Monsoon and El Niño: NSE Outlines Key Risks for India’s 2026 Economy
As India prepares for the 2026 fiscal year, the National Stock Exchange (NSE) has identified critical macroeconomic vulnerabilities and shifting market dynamics. While the equity investor base is seeing unprecedented growth in diversity and age demographics, environmental risks and high trading concentration remain significant concerns for the economy.
The El Niño Threat and Monsoon Uncertainty
The most significant macroeconomic risk facing India in 2026 is the potential for deficient rainfall driven by El Niño. According to the NSE report, the India Meteorological Department (IMD) has revised its South-West monsoon forecast to 90 per cent of the long-period average, marking one of the lowest projected levels on record.
The data presents a worrying outlook: there is a 60 per cent probability of deficient rainfall and a 24 per cent probability of below-normal rainfall. Regional vulnerabilities are widespread, with Northwest India facing a 46 per cent probability of below-normal rainfall, followed closely by the South Peninsula at 45 per cent. Central India and the Monsoon Core Zone also face a 43 per cent risk.
Historically, such deficits have crippled agricultural output and spiked food inflation. The NSE noted that rainfall deviations in previous El Niño years have ranged from a 5.4 per cent deficit in 2023 to a massive 22.1 per cent deficit in 2002, impacting everything from kharif sowing to reservoir levels and rabi production.
A Younger, More Diverse Investor Demographic
In stark contrast to the agricultural risks, India’s equity markets are experiencing a structural transformation. The registered investor base has surged to 13.1 crore as of May 2026, growing at a remarkable Compound Annual Growth Rate (CAGR) of 25.3 per cent between FY21 and FY26.
The profile of the "typical" Indian investor is changing rapidly:
- Age Shift: The median investor age has dropped from 38 to 33 years. Investors under the age of 30 now make up 38.3 per cent of the base, accounting for up to 59 per cent of all new registrations.
- Geographic Expansion: While North India leads with a 36.7 per cent share, markets are moving beyond traditional hubs. States outside the top 10 now represent 27 per cent of the investor base.
- Gender Inclusion: Female participation has seen a steady rise, with women accounting for approximately 25 per cent of individual investors as of April 2026.
The Paradox of Market Concentration
Despite this democratisation of access, the NSE report highlights a glaring imbalance in actual market activity. While more people are entering the markets, the bulk of the turnover is driven by a tiny fraction of high-volume players.
In the cash market, a mere 2.6 per cent of active investors contributed a staggering 92.3 per cent of total turnover. Even more extreme is the concentration among large-scale traders; those investing ₹10 crore and above represent only 0.3 per cent of active investors but drive 79.4 per cent of cash market turnover.

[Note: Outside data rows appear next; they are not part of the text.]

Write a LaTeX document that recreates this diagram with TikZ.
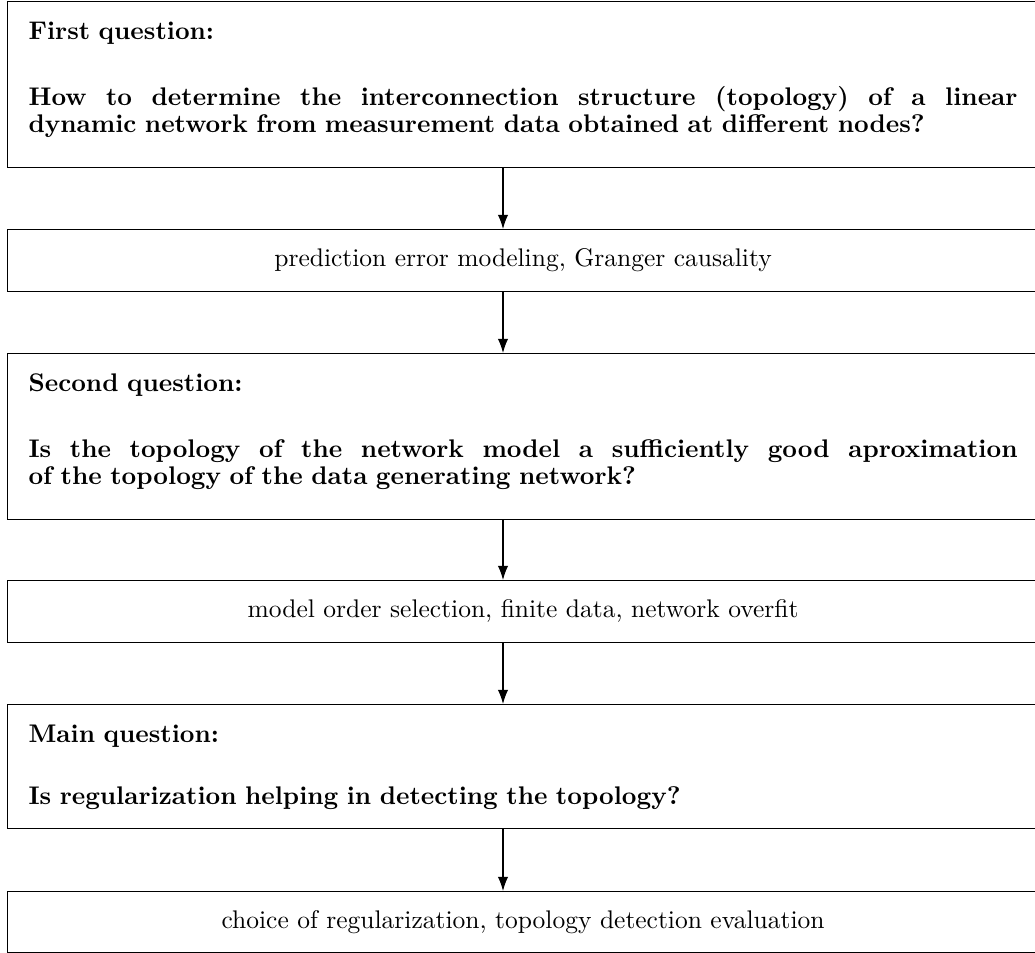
\documentclass[tikz,border=0pt]{standalone}
\usetikzlibrary{arrows.meta}
\newdimen\pxu
\pxu=0.39216pt
\newcommand{\fullline}[1]{\makebox[989\pxu][s]{\spaceskip=0pt\xspaceskip=0pt #1}}
\begin{document}
\begin{tikzpicture}[x=0.39216pt, y=-0.39216pt,
  box/.style={draw, line width=0.45pt, anchor=north west, inner xsep=21\pxu, inner ysep=0pt,
    text width=989\pxu, font=\fontsize{10pt}{27\pxu}\selectfont},
  qbox/.style={box, align=left, font=\fontsize{10pt}{27\pxu}\selectfont\bfseries},
  cbox/.style={box, align=center},
  arr/.style={-{Latex[length=5.5pt,width=4pt]}, line width=0.45pt}]
\useasboundingbox (0,0) rectangle (1035,953);
\clip (0,0) rectangle (1035,953);
\coordinate (ax) at (503,0);
\node[qbox] (b1) at (7,1) {\rule{0pt}{38\pxu}First question:\\[39\pxu]
\fullline{How to determine the interconnection structure (topology) of a linear}\\
dynamic network from measurement data obtained at different nodes?\rule[-35\pxu]{0pt}{35\pxu}};
\node[cbox] (b2) at (7,229) {\rule{0pt}{37\pxu}prediction error modeling, Granger causality\rule[-25\pxu]{0pt}{25\pxu}};
\node[qbox] (b3) at (7,353) {\rule{0pt}{38\pxu}Second question:\\[39\pxu]
\fullline{Is the topology of the network model a sufficiently good aproximation}\\
of the topology of the data generating network?\rule[-35\pxu]{0pt}{35\pxu}};
\node[cbox] (b4) at (7,580) {\rule{0pt}{37\pxu}model order selection, finite data, network overfit\rule[-25\pxu]{0pt}{25\pxu}};
\node[qbox] (b5) at (7,704) {\rule{0pt}{38\pxu}Main question:\\[35\pxu]
Is regularization helping in detecting the topology?\rule[-24\pxu]{0pt}{24\pxu}};
\node[cbox] (b6) at (7,891) {\rule{0pt}{37\pxu}choice of regularization, topology detection evaluation\rule[-24\pxu]{0pt}{24\pxu}};
\draw[arr] (b1.south -| ax) -- (b2.north -| ax);
\draw[arr] (b2.south -| ax) -- (b3.north -| ax);
\draw[arr] (b3.south -| ax) -- (b4.north -| ax);
\draw[arr] (b4.south -| ax) -- (b5.north -| ax);
\draw[arr] (b5.south -| ax) -- (b6.north -| ax);
\end{tikzpicture}
\end{document}
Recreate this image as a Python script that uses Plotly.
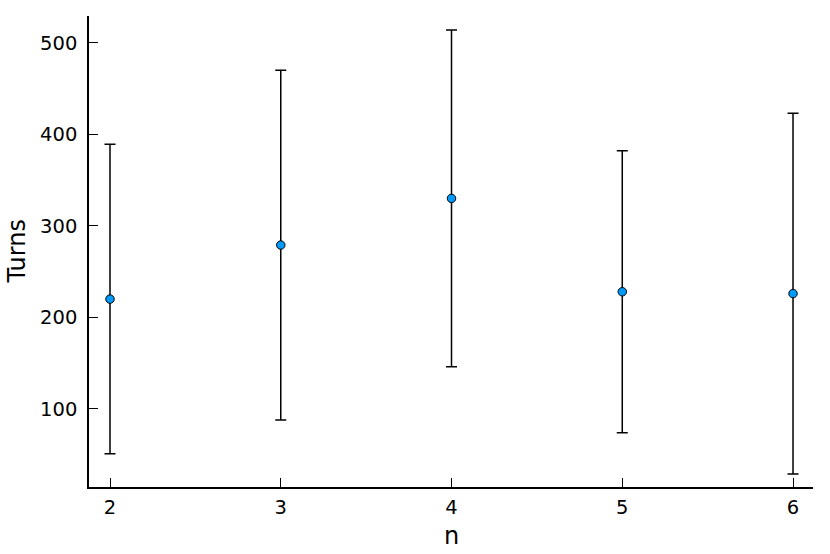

This concentration is even more pronounced in the derivatives segment. In equity options, the top 0.3 per cent of investors account for 69 per cent of premium turnover, while in equity futures, the top 7.8 per cent of investors contribute 93.3 per cent of the total turnover.
Key Takeaways
- Climate Vulnerability: El Niño poses a major threat to 2026, with a 60 per cent probability of deficient rainfall that could trigger food inflation and impact agricultural productivity.
- Demographic Shift: India's investor base is becoming significantly younger and more geographically diverse, with a 25.3% CAGR in participation over the last five years.
- High Concentration Risk: Despite a wider retail base, trading activity remains heavily skewed toward a small group of high-net-worth participants, especially in the futures and options segments.